Positioned as it is, the Åland archipelago almost blocks the entrance to the Gulf of Bothnia, guarding access to that major arm of the Baltic Sea (the other arm being the Gulf of Finland that ends at St. Petersburg). In the early 1800s, it was an obviously strategic spot for Imperial Russia to defend its newly acquired province of Finland.

Though started 22 years earlier, the Bomarsund fortress, was far from completed in September of 1854, when Russia’s competition with France over which country should be the protector of Christians in the Turkish Ottoman Empire led to French and British allies invading Russia’s Crimean Peninsula on the Black Sea.

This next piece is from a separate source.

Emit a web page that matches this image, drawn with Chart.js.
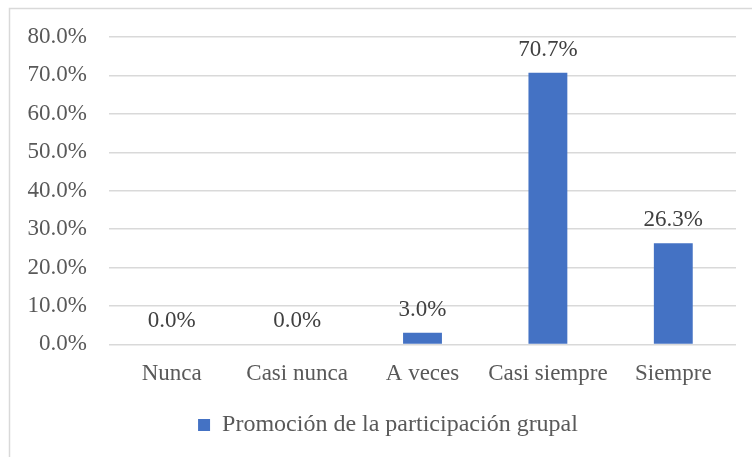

Just before that campaign, which gave its name to the Crimean War (in English-speaking countries at least), Bomarsund had been already been attacked and defeated by another British-French expeditionary force, leaving the ruins that you can still see today. (The following summer, the western allies bombarded Sveaborg – now called Suomenlinna – in an unsuccessful attempt to destroy the Russian stronghold guarding the entrance to Helsinki’s harbor.) One of the allies' demands after Russia lost the war was that Åland would remain demilitarized, which it has except for a brief incursion by Sweden a hundred years ago.

Playing a role in the previous Crimean conflict isn’t the only feature Åland shares with the Russian-speaking enclave on the Ukrainian coast.

The bombardment of Bomarsund during the Crimea War.
Like Crimea today, Åland is an autonomous province. The archipelago has its own tiny parliament, flies its own flag, and issues its own postage stamps. I use to joke with my wife about whether we needed passports to visit there.

It is also inhabited by speakers of a minority language. Ninety-five percent of Ålanders are Swedish speakers, compared to only some 5% for the Finnish population as a whole, and Swedish is the only official language in the archipelago. (By comparison, it seems that Russian speakers make up nearly 80% of Crimeans, compared to 25% for all of Ukraine).  

Also, like the present-day Crimea, Åland has sometimes been a bit of a gray-area in international affairs. The archipelago, along with the rest of Finland, was ceded by Sweden to Imperial Russia in 1809. With Åland’s close linguistic and cultural ties to Sweden, this was surely an even less happy arrangement for the islanders than for the Finns.

When Finland saw its chance to achieve independence during the Russian Revolution, Åland likewise saw the opportunity to ask to be annexed by Sweden, partly out of a fear of discrimination by Finnish-speakers.

It seems that Sweden never seriously considered absorbing its fellow svenska talare from across the water, but did send a naval force to Åland for possible evacuation of the Swedish-speaking inhabitants, despite the archipelago’s status as a demilitarized zone. This sounds a bit similar to Russia's incursion into Crimea that now dominates news around the world.

One of the concrete legacies that remain from the mostly forgotten League of Nations, the forerunner of the United Nations, was a decision in 1921 that Åland should remain part of Finland and that its status as a DMZ should continue. Today, there is no military presence in the islands, and Ålanders are even exempted from compulsory service in the Finnish Army.

That makes Åland quite different, of course, from the heavily militarized Crimea, and makes the archipelago an even more peaceful corner of Finland for bike touring. After Bomarsund, my wife and I continued cycling through the farmland and scattered villages of the islands for three more sunny days, though always against the wind no matter which direction we were headed. 

I guess that’s to be expected when you’re on a remote stretch of sea at the crossroads of empires.